11/10/08

How a routine can help you find your voice

Comic Ophira Eisenberg emailed me in response to my post ("Go for the killer set or churn out new material?") that mentioned her thoughts on perfecting a routine. Here's what she wrote:

Through the magic of google alerts I came to your page and I think you bring up a really valid point and it evoked some thoughts in my mind that I thought I would throw out there – maybe it’s useful. I suffered for a long time from doing too much new material and not working on the same material over and over to perfect it.

Maybe I’m someone who takes longer to grasp things than other people, but once I moved to New York I was given advice by a few people to “really work on my 7 minutes” for the sake of a tape or to have a polished audition set.

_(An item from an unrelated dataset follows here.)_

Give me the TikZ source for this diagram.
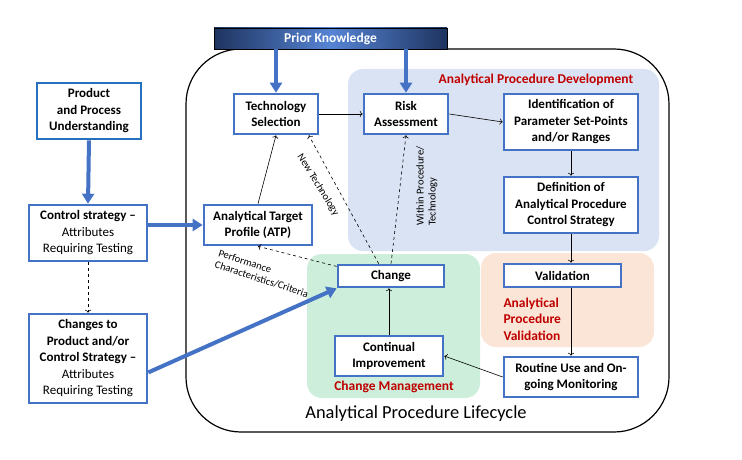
\documentclass[tikz,border=0pt]{standalone}
\usepackage{fontspec}
\setmainfont{Carlito}
\usepackage{xcolor}
\usepackage{tikz}
\usetikzlibrary{shapes,arrows,arrows.meta}

\definecolor{boxblue}{RGB}{68,114,196}
\definecolor{prodblue}{RGB}{38,112,192}
\definecolor{devpanel}{RGB}{218,227,243}
\definecolor{chgpanel}{RGB}{204,238,218}
\definecolor{valpanel}{RGB}{251,229,214}
\definecolor{labelred}{RGB}{192,0,0}
\definecolor{pkdark}{RGB}{30,52,96}
\definecolor{pklight}{RGB}{86,132,212}

\begin{document}
\begin{tikzpicture}[x=1pt, y=-1pt]
		% Define the style for the boxes and arrows
		\tikzstyle{stage}=[rectangle, draw=boxblue, line width=2.6pt, fill=white, text centered, align=center, inner sep=1pt, font=\fontsize{13}{16.5}\selectfont\bfseries]
		\tikzstyle{panellabel}=[text=labelred, font=\fontsize{13.5}{16.5}\selectfont\bfseries]
		\tikzstyle{note}=[font=\fontsize{10.5}{12}\selectfont, inner sep=0pt]
		\tikzstyle{bigarrow}=[boxblue, line width=4pt, arrows = {-Triangle[length=10pt, width=12pt]}]
		\tikzstyle{flow}=[line width=0.6pt, arrows = {->}]

		\useasboundingbox (0,0) rectangle (742,460);

		% Lifecycle frame and panels
		\draw[line width=1.2pt, rounded corners=55] (186,49) rectangle (669,432);
		\fill[devpanel, rounded corners=15] (348,69) rectangle (659,251);
		\fill[chgpanel, rounded corners=15] (307,254) rectangle (480,398);
		\fill[valpanel, rounded corners=15] (481,253) rectangle (654,347);

		% Define nodes
		\node (prior) [rectangle, draw=black, line width=0.8pt, left color=pkdark, right color=pkdark, middle color=pklight, text=white, minimum width=233, minimum height=21, inner sep=0pt, font=\fontsize{13.5}{15}\selectfont\bfseries] at (330.5,38.5) {Prior Knowledge};
		\node (product) [stage, draw=prodblue, minimum width=104, minimum height=56] at (89,111) {Product\\and Process\\Understanding};
		\node (ctrl) [stage, minimum width=118, minimum height=56] at (88,233) {Control strategy --\\\mdseries Attributes\\\mdseries Requiring Testing};
		\node (changes) [stage, minimum width=118, minimum height=89] at (88,358.5) {Changes to\\Product and/or\\Control Strategy --\\\mdseries Attributes\\\mdseries Requiring Testing};
		\node (tech) [stage, minimum width=84, minimum height=40] at (276,114) {Technology\\Selection};
		\node (atp) [stage, minimum width=108, minimum height=40] at (258,225) {Analytical Target\\Profile (ATP)};
		\node (risk) [stage, minimum width=84, minimum height=40] at (406,114) {Risk\\Assessment};
		\node (ident) [stage, minimum width=134, minimum height=56] at (571,122) {Identification of\\Parameter Set-Points\\and/or Ranges};
		\node (defn) [stage, minimum width=134, minimum height=56] at (571,205) {Definition of\\Analytical Procedure\\Control Strategy};
		\node (valid) [stage, minimum width=117, minimum height=23] at (562.5,275.5) {Validation};
		\node (routine) [stage, minimum width=134, minimum height=40] at (571,377) {Routine Use and On-\\going Monitoring};
		\node (change) [stage, minimum width=106, minimum height=22] at (391,276) {Change};
		\node (contin) [stage, minimum width=108, minimum height=40] at (389,356) {Continual\\Improvement};

		\node (devlabel) [panellabel] at (536,80) {Analytical Procedure Development};
		\node (chglabel) [panellabel] at (394,387) {Change Management};
		\node (vallabel) [panellabel, align=left, anchor=west] at (500,319) {Analytical\\Procedure\\Validation};
		\node (lifelabel) [font=\fontsize{18.4}{22}\selectfont] at (416,414) {Analytical Procedure Lifecycle};

		% Define edges
		\draw[bigarrow] (prior.south -| tech.north) -- (tech.north);
		\draw[bigarrow] (prior.south -| risk.north) -- (risk.north);
		\draw[bigarrow] (product.south) -- (ctrl.north);
		\draw[bigarrow] (ctrl.east |- atp.west) -- (atp.west);
		\draw[bigarrow] (changes.-13) -- (change.south west);

		\draw[flow, dashed] (ctrl.south) -- (changes.north);
		\draw[flow] (atp.north) -- (tech.south);
		\draw[flow] (tech.east) -- (risk.west);
		\draw[flow] (risk.east) -- (ident.west);
		\draw[flow] (ident.south) -- (defn.north);
		\draw[flow] (defn.south) -- (defn.south |- valid.north);
		\draw[flow] (routine.north |- valid.south) -- (routine.north);
		\draw[flow] (routine.west) -- (contin.east);
		\draw[flow] (contin.north) -- (change.south -| contin.north);

		\draw[flow, dashed] (change.170) -- (atp.south);
		\draw[flow, dashed] (change.135) -- (tech.-33);
		\draw[flow, dashed] (change.north) -- (risk.south);

		\node (newtech) [note, rotate=-58] at (318,185) {New Technology};
		\node (within) [note, rotate=90, align=left] at (427,186) {Within Procedure/\\Technology};
		\node (perf) [note, rotate=-18, align=left, anchor=north west] at (220,249) {Performance\\Characteristics/Criteria};
\end{tikzpicture}
\end{document}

I resisted it for a while, but once I started doing it, in addition to getting out of NY to perform in front of other audiences, it helped so much - and for a lot of the reasons you stated – building confidence, finding new tags, better economy of words, stronger punches – but the biggest for me – it taught me how to make the timing, rhythm and therefore delivery the joke as consistent as possible.

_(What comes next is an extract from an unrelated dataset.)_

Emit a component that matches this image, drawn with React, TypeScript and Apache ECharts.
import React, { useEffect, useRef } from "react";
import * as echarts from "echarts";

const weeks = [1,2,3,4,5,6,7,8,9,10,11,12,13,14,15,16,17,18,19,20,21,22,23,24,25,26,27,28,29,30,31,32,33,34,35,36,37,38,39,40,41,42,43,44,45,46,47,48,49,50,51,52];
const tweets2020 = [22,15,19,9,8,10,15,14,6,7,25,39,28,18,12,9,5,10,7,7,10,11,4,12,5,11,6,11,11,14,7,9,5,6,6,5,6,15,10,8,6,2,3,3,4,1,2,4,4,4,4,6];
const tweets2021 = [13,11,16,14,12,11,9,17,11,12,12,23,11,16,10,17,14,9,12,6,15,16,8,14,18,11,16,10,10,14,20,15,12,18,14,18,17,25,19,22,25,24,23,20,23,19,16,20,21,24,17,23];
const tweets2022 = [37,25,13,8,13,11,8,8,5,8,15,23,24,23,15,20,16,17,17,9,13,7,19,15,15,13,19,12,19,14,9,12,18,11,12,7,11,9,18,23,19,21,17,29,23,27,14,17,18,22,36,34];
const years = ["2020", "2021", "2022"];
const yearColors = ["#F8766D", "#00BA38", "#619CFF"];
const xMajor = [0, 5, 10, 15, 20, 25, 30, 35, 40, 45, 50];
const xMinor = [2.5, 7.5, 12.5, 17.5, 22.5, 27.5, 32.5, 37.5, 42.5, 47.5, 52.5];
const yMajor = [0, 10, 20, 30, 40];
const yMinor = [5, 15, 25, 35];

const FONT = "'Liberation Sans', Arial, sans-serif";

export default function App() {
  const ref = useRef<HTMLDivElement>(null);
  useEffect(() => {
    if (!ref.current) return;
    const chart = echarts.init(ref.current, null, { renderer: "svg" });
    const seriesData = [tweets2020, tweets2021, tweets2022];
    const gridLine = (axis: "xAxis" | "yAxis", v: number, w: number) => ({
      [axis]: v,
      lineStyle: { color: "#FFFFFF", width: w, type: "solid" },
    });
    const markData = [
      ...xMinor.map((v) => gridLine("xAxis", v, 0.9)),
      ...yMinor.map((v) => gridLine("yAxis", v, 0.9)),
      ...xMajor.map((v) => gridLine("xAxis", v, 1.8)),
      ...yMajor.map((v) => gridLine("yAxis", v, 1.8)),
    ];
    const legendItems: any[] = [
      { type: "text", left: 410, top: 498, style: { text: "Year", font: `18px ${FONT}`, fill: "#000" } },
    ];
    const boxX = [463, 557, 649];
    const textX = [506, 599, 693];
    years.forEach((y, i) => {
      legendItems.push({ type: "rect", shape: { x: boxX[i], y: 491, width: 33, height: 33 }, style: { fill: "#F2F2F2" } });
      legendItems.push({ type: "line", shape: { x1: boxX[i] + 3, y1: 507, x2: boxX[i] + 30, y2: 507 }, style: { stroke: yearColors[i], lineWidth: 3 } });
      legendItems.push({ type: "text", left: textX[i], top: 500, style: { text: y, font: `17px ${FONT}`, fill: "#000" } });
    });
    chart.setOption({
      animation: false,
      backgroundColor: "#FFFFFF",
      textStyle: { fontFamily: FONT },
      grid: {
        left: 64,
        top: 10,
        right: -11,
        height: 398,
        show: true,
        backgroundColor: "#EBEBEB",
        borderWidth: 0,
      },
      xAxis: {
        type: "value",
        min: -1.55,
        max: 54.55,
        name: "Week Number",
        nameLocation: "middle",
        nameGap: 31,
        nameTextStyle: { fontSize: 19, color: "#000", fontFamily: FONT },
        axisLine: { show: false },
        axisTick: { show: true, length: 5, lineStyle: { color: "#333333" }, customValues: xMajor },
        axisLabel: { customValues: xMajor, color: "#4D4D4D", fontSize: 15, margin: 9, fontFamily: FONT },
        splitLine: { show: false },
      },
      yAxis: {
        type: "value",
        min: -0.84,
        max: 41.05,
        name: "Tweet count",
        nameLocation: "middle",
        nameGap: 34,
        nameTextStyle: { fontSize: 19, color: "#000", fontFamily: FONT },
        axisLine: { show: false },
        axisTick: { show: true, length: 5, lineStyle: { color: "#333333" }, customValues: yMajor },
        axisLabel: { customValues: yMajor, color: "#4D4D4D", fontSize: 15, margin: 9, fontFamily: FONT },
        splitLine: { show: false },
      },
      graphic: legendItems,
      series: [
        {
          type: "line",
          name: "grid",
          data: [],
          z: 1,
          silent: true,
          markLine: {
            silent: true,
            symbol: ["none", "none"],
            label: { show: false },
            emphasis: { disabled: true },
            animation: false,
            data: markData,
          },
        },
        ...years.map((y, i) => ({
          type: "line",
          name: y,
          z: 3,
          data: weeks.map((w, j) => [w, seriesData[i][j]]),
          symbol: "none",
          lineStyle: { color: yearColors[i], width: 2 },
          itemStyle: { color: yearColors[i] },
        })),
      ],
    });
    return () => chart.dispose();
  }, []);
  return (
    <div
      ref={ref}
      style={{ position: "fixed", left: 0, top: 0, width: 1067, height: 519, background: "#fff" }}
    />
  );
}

With that in mind, it made it a lot easier to try new material because I had honed my delivery or voice creating a more consistent act all round.


Really good point I think. Doing the same stuff over and over really does help you determine what your voice is and whether other material fits in.

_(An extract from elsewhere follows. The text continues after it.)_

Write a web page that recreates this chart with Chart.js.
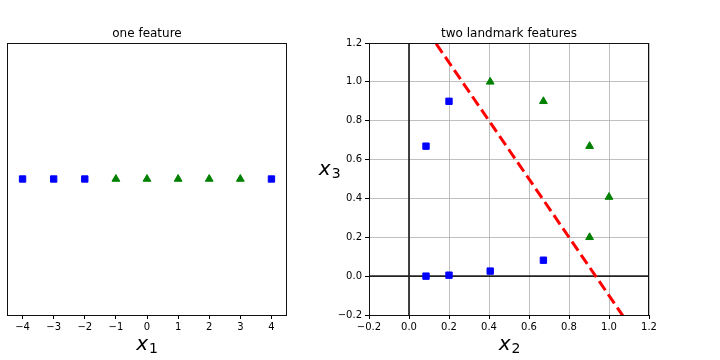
<!DOCTYPE html>
<html>
<head>
<meta charset="utf-8">
<script src="https://cdn.jsdelivr.net/npm/chart.js@4.4.0/dist/chart.umd.min.js"></script>
<style>
  body { margin: 0; background: #fff; overflow: hidden; }
  #wrap { position: relative; width: 720px; height: 360px; }
  canvas { position: absolute; top: 1px; }
  #left { left: 0; }
  #right { left: 310px; }
</style>
</head>
<body>
<div id="wrap">
  <canvas id="left" width="320" height="359"></canvas>
  <canvas id="right" width="410" height="359"></canvas>
</div>
<script>
// one feature: x1 positions of each class
const x1Blue = [-4, -3, -2, 4];
const x1Green = [-1, 0, 1, 2, 3];

// two landmark features (x2, x3)
const x2Blue = [0.085, 0.2, 0.085, 0.2, 0.406, 0.672];
const x3Blue = [0.669, 0.9, 0.0, 0.005, 0.026, 0.082];
const x2Green = [0.406, 0.672, 0.903, 1.0, 0.903];
const x3Green = [1.0, 0.9, 0.669, 0.407, 0.2];

// decision boundary (red dashed)
const boundX = [0.0, 1.2];
const boundY = [1.4, -0.4];

// axes
const x1Ticks = [-4, -3, -2, -1, 0, 1, 2, 3, 4];
const rightTicks = [-0.2, 0.0, 0.2, 0.4, 0.6, 0.8, 1.0, 1.2];

Chart.defaults.font.family = "DejaVu Sans";
Chart.defaults.font.size = 10;
Chart.defaults.color = "#000";

const minus = s => s.replace("-", "\u2212");

function mathLabel(ctx, base, sub, cx, by) {
  ctx.font = "italic 20px 'DejaVu Sans'";
  const wb = ctx.measureText(base).width;
  ctx.font = "14px 'DejaVu Sans'";
  const ws = ctx.measureText(sub).width;
  const x0 = cx - (wb + ws + 1) / 2;
  ctx.textAlign = "left";
  ctx.textBaseline = "alphabetic";
  ctx.font = "italic 20px 'DejaVu Sans'";
  ctx.fillText(base, x0, by);
  ctx.font = "14px 'DejaVu Sans'";
  ctx.fillText(sub, x0 + wb + 1, by + 3);
}

const decor = {
  id: "decor",
  afterDraw(chart) {
    const o = chart.options.plugins.decor;
    const ctx = chart.ctx;
    const a = chart.chartArea;
    ctx.save();
    ctx.strokeStyle = "#111";
    ctx.lineWidth = 1;
    ctx.strokeRect(a.left + 0.5, a.top + 0.5, a.right - a.left - 1, a.bottom - a.top);
    ctx.fillStyle = "#000";
    ctx.font = "12px 'DejaVu Sans'";
    ctx.textAlign = "center";
    ctx.textBaseline = "alphabetic";
    ctx.fillText(o.title, (a.left + a.right) / 2, 36);
    mathLabel(ctx, "x", o.xSub, o.xLabelX, 349);
    if (o.ySub) mathLabel(ctx, "x", o.ySub, o.yLabelX, 174);
    ctx.restore();
  }
};

const pts = (xs, ys) => xs.map((x, i) => ({ x: x, y: ys[i] }));

new Chart(document.getElementById("left"), {
  type: "scatter",
  data: {
    datasets: [
      { data: pts(x1Blue, x1Blue.map(() => 0)), pointStyle: "rect", pointRadius: 4.5,
        backgroundColor: "#0000ff", borderColor: "#0000ff", borderWidth: 1 },
      { data: pts(x1Green, x1Green.map(() => 0)), pointStyle: "triangle", pointRadius: 4.5,
        backgroundColor: "#008000", borderColor: "#008000", borderWidth: 1 }
    ]
  },
  options: {
    responsive: false,
    animation: false,
    layout: { padding: { left: 7, right: 33, top: 42, bottom: 0 } },
    scales: {
      x: {
        type: "linear", min: -4.5, max: 4.5,
        afterFit: s => { s.height = 45; },
        afterBuildTicks: s => { s.ticks = x1Ticks.map(v => ({ value: v })); },
        ticks: { padding: 2, callback: v => minus(String(v)) },
        grid: { drawOnChartArea: false, tickLength: 4, tickColor: "#000", tickWidth: 1 },
        border: { display: false }
      },
      y: { display: false, min: -1, max: 1 }
    },
    plugins: {
      legend: { display: false },
      tooltip: { enabled: false },
      decor: { title: "one feature", xSub: "1", xLabelX: 147 }
    }
  },
  plugins: [decor]
});

new Chart(document.getElementById("right"), {
  type: "scatter",
  data: {
    datasets: [
      { data: pts(boundX, boundY), showLine: true, pointRadius: 0, borderColor: "#ff0000",
        borderWidth: 3, borderDash: [11, 5], clip: 0, order: 0 },
      { data: pts(x2Blue, x3Blue), pointStyle: "rect", pointRadius: 4.5,
        backgroundColor: "#0000ff", borderColor: "#0000ff", borderWidth: 1, order: 1 },
      { data: pts(x2Green, x3Green), pointStyle: "triangle", pointRadius: 4.5,
        backgroundColor: "#008000", borderColor: "#008000", borderWidth: 1, order: 1 },
      { data: pts([-0.2, 1.2], [0, 0]), showLine: true, pointRadius: 0, borderColor: "#222",
        borderWidth: 1.7, clip: 0, order: 3 },
      { data: pts([0, 0], [-0.2, 1.2]), showLine: true, pointRadius: 0, borderColor: "#222",
        borderWidth: 1.7, clip: 0, order: 3 }
    ]
  },
  options: {
    responsive: false,
    animation: false,
    layout: { padding: { left: 0, right: 71, top: 42, bottom: 0 } },
    scales: {
      x: {
        type: "linear", min: -0.2, max: 1.2,
        afterFit: s => { s.height = 45; },
        afterBuildTicks: s => { s.ticks = rightTicks.map(v => ({ value: v })); },
        ticks: { padding: 2, callback: v => minus(v.toFixed(1)) },
        grid: { color: "#b0b0b0", lineWidth: 0.8, tickLength: 4, tickColor: "#000", tickWidth: 1 },
        border: { display: false }
      },
      y: {
        type: "linear", min: -0.2, max: 1.2,
        afterFit: s => { s.width = 59; },
        afterBuildTicks: s => { s.ticks = rightTicks.map(v => ({ value: v })); },
        ticks: { padding: 3, callback: v => minus(v.toFixed(1)) },
        grid: { color: "#b0b0b0", lineWidth: 0.8, tickLength: 4, tickColor: "#000", tickWidth: 1 },
        border: { display: false }
      }
    },
    plugins: {
      legend: { display: false },
      tooltip: { enabled: false },
      decor: { title: "two landmark features", xSub: "2", xLabelX: 199.5, ySub: "3", yLabelX: 19.7 }
    }
  },
  plugins: [decor]
});
</script>
</body>
</html>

That said, I still worry that it can lead to autopilot syndrome where you lose spontaneity and just turn into a drone. But I think there's a balance to be had...just a question of finding that sweet spot.

Oh, and one more thing that's nice about telling the same jokes over and over. You know how good they are. When an audience doesn't laugh at a joke that you know is funny, you can just shrug it off. Makes it easier to keep your confidence up.